His expectations are steadfast and uncompromising: I must work, I must learn, and I must think. He wants me to be a self–sufficient survivor, someone who doesn’t have to call a plumber when the toilet is leaking. But I didn’t bring a toolset with me to college. I’d hate to admit it to him, but my eyes glaze over when my boyfriend starts talking about carpentry. I still ask my dad to patch holes in my wall.
I’d like to think my dad is still proud of me. He’s slapped at least four Penn stickers on the back of his van since I started here, and he never shows up in Philadelphia without a “Penn Dad” shirt tucked into his jeans. He doesn’t call much, though. He sees things practically. Time I spend talking to him is time I could be studying, and if my father holds anything sacred, it’s the value of work. So he forwards me newsletters and article links he’s deemed worthy of my time. Sometimes he calls to ask my opinion of them. Sometimes he doesn’t. But he’s been handing me newspapers since I was a child and telling me to think for myself. These copied and pasted links are his gifts.

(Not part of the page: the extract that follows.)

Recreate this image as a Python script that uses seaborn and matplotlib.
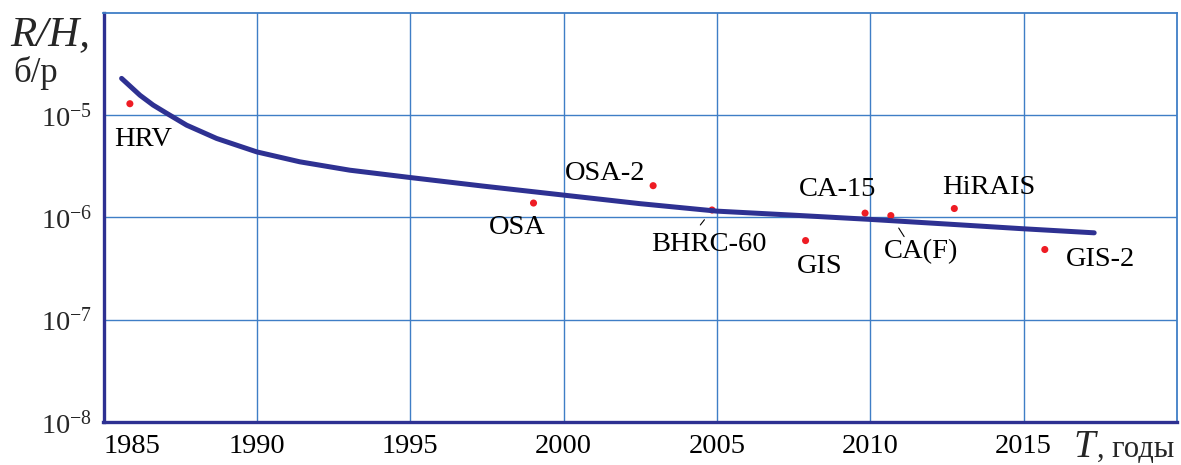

I feel my father’s love when I find a copy of the Pittsburgh Post Gazette clipped to pieces after he’s left for work, his favorite articles spread out on my placemat. I know it when he brings me down to his musty garage–turned–woodshop, sweeps away the dead mice and sawdust, and teaches me how to use a router.
My father is not a soft man. He has callouses and a gruff voice and doesn’t care that he sawed off his own thumb once. He is as much a builder as he is a father. But that doesn’t mean he is any less of a loving one.